SOURCE DATA:
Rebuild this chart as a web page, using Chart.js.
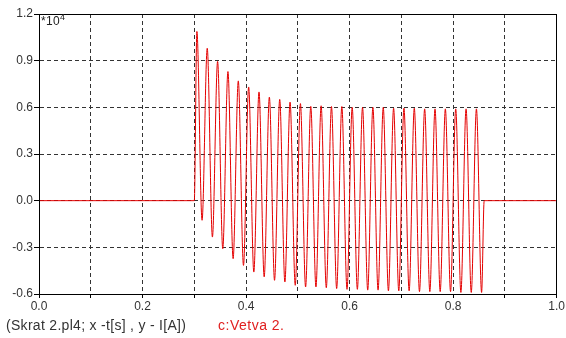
<!DOCTYPE html>
<html>
<head>
<meta charset="utf-8">
<script src="https://cdn.jsdelivr.net/npm/chart.js@4.4.0/dist/chart.umd.min.js"></script>
<style>
    html, body { margin: 0; padding: 0; background: #fff; }
    #wrap { position: relative; width: 566px; height: 338px; }
    #exp { position: absolute; left: 41px; top: 14px; font: 12px "Liberation Sans", Arial, sans-serif; color: #222; letter-spacing: 0.3px; }
    #exp sup { font-size: 9px; vertical-align: 5px; line-height: 0; }
    #caption { position: absolute; left: 6px; top: 317px; font: 14px "Liberation Sans", Arial, sans-serif; color: #333; white-space: nowrap; letter-spacing: 0.3px; }
    #series { position: absolute; left: 218px; top: 317px; font: 14px "Liberation Sans", Arial, sans-serif; color: #e02020; white-space: nowrap; letter-spacing: 0.5px; }
</style>
</head>
<body>
<div id="wrap">
    <canvas id="chart" width="566" height="338"></canvas>
    <div id="exp">*10<sup>4</sup></div>
    <div id="caption">(Skrat 2.pl4; x -t[s] , y - I[A])</div>
    <div id="series">c:Vetva 2.</div>
</div>
<script>
// Axis ticks
const xTicks = [0.0, 0.1, 0.2, 0.3, 0.4, 0.5, 0.6, 0.7, 0.8, 0.9, 1.0];
const xTickLabels = ['0.0', '', '0.2', '', '0.4', '', '0.6', '', '0.8', '', '1.0'];
const yTicks = [-0.6, -0.3, 0.0, 0.3, 0.6, 0.9, 1.2];
const yTickLabels = ['-0.6', '-0.3', '0.0', '0.3', '0.6', '0.9', '1.2'];

// Current in branch "Vetva 2." (x 10^4 A): positive peaks and negative troughs
const peakTimes = [0.305, 0.325, 0.345, 0.365, 0.385, 0.405, 0.425, 0.445, 0.465, 0.485,
                   0.505, 0.525, 0.545, 0.565, 0.585, 0.605, 0.625, 0.645, 0.665, 0.685,
                   0.705, 0.725, 0.745, 0.765, 0.785, 0.805, 0.825, 0.845];
const peakValues = [1.088, 0.98, 0.895, 0.83, 0.77, 0.731, 0.699, 0.666, 0.651, 0.634,
                    0.624, 0.606, 0.61, 0.605, 0.605, 0.60, 0.60, 0.60, 0.60, 0.595,
                    0.595, 0.595, 0.59, 0.59, 0.59, 0.59, 0.59, 0.59];
const troughTimes = [0.315, 0.335, 0.355, 0.375, 0.395, 0.415, 0.435, 0.455, 0.475, 0.495,
                     0.515, 0.535, 0.555, 0.575, 0.595, 0.615, 0.635, 0.655, 0.675, 0.695,
                     0.715, 0.735, 0.755, 0.775, 0.795, 0.815, 0.835, 0.855];
const troughValues = [-0.126, -0.234, -0.309, -0.373, -0.416, -0.459, -0.49, -0.512, -0.523, -0.544,
                      -0.555, -0.555, -0.56, -0.565, -0.57, -0.57, -0.575, -0.575, -0.58, -0.58,
                      -0.58, -0.585, -0.585, -0.585, -0.585, -0.59, -0.59, -0.59];
// Flat parts before the fault and after it is cleared
const faultStart = 0.300;
const faultEnd = 0.860;

const points = [{x: 0, y: 0}, {x: faultStart, y: 0}];
for (let i = 0; i < peakTimes.length; i++) {
    points.push({x: peakTimes[i], y: peakValues[i]});
    points.push({x: troughTimes[i], y: troughValues[i]});
}
points.push({x: faultEnd, y: 0});
points.push({x: 1.0, y: 0});

// solid frame around the plot area
const frame = {
    id: 'frame',
    afterDraw(chart) {
        const a = chart.chartArea;
        const ctx = chart.ctx;
        ctx.save();
        ctx.strokeStyle = '#000';
        ctx.lineWidth = 1;
        ctx.strokeRect(Math.round(a.left) + 0.5, Math.round(a.top) + 0.5,
                       Math.round(a.right - a.left) - 1, Math.round(a.bottom - a.top));
        ctx.restore();
    }
};

const font = { family: '"Liberation Sans", Arial, sans-serif', size: 12 };

new Chart(document.getElementById('chart'), {
    type: 'line',
    data: {
        datasets: [{
            data: points,
            borderColor: 'rgb(228, 0, 0)',
            borderWidth: 1,
            pointRadius: 0,
            cubicInterpolationMode: 'monotone',
            fill: false
        }]
    },
    options: {
        responsive: false,
        animation: false,
        layout: { padding: { left: 0, top: 14, right: 8, bottom: 0 } },
        plugins: { legend: { display: false }, tooltip: { enabled: false } },
        scales: {
            x: {
                type: 'linear',
                min: 0,
                max: 1.0,
                afterBuildTicks: scale => { scale.ticks = xTicks.map(v => ({ value: v })); },
                afterFit: scale => { scale.height = 44; },
                ticks: {
                    autoSkip: false,
                    maxRotation: 0,
                    padding: 1,
                    color: '#333',
                    font: font,
                    callback: (v, i) => xTickLabels[i]
                },
                grid: { color: '#333', lineWidth: 1, tickLength: 4, tickColor: '#000' },
                border: { color: '#000', width: 1, dash: [4, 3] }
            },
            y: {
                type: 'linear',
                min: -0.6,
                max: 1.2,
                afterBuildTicks: scale => { scale.ticks = yTicks.map(v => ({ value: v })); },
                afterFit: scale => { scale.width = 39; },
                ticks: {
                    autoSkip: false,
                    padding: 1,
                    color: '#333',
                    font: font,
                    callback: (v, i) => yTickLabels[i]
                },
                grid: { color: '#333', lineWidth: 1, tickLength: 5, tickColor: '#000' },
                border: { color: '#000', width: 1, dash: [4, 3] }
            }
        }
    },
    plugins: [frame]
});
</script>
</body>
</html>
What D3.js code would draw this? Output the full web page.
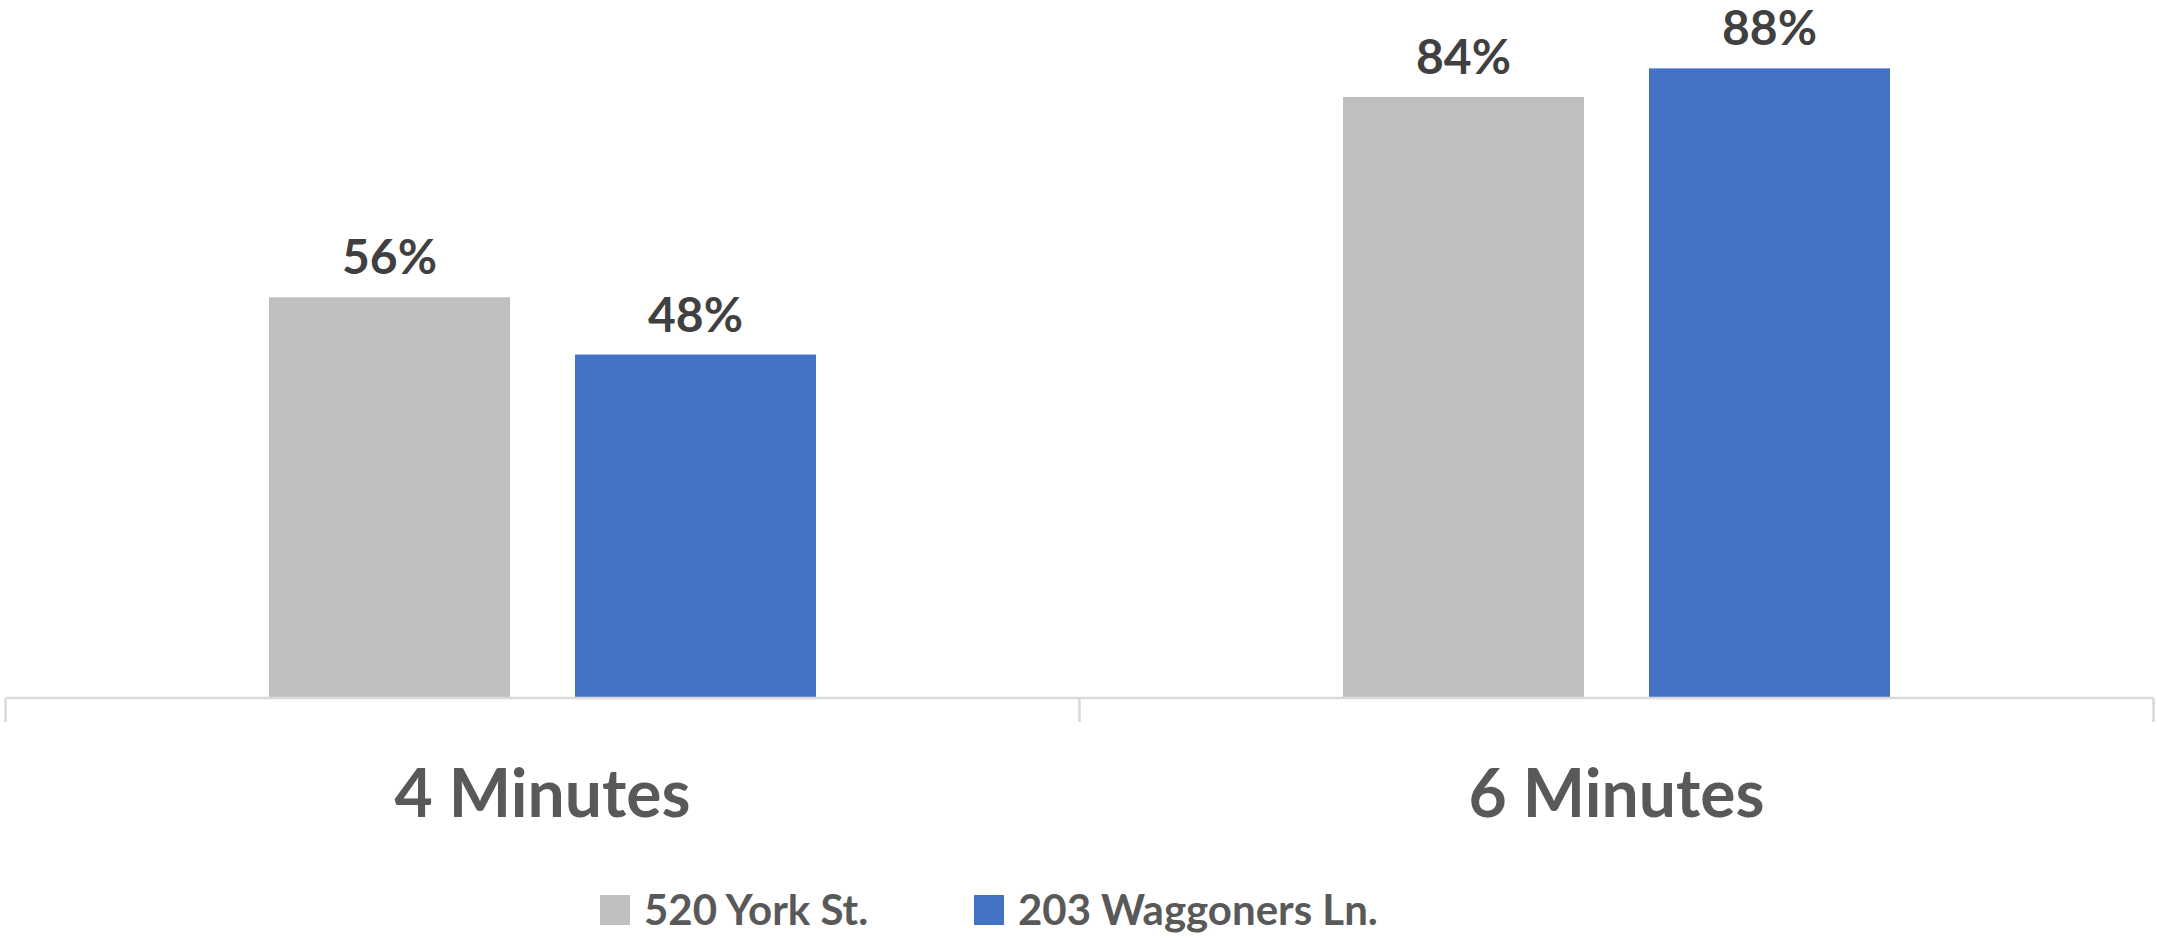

TASK: Copy each line of the listing that holds the word "this".

EXERCISE OUTPUT:
Rebuild this chart as a web page, using Chart.js.
What D3.js code would draw this? Output the full web page.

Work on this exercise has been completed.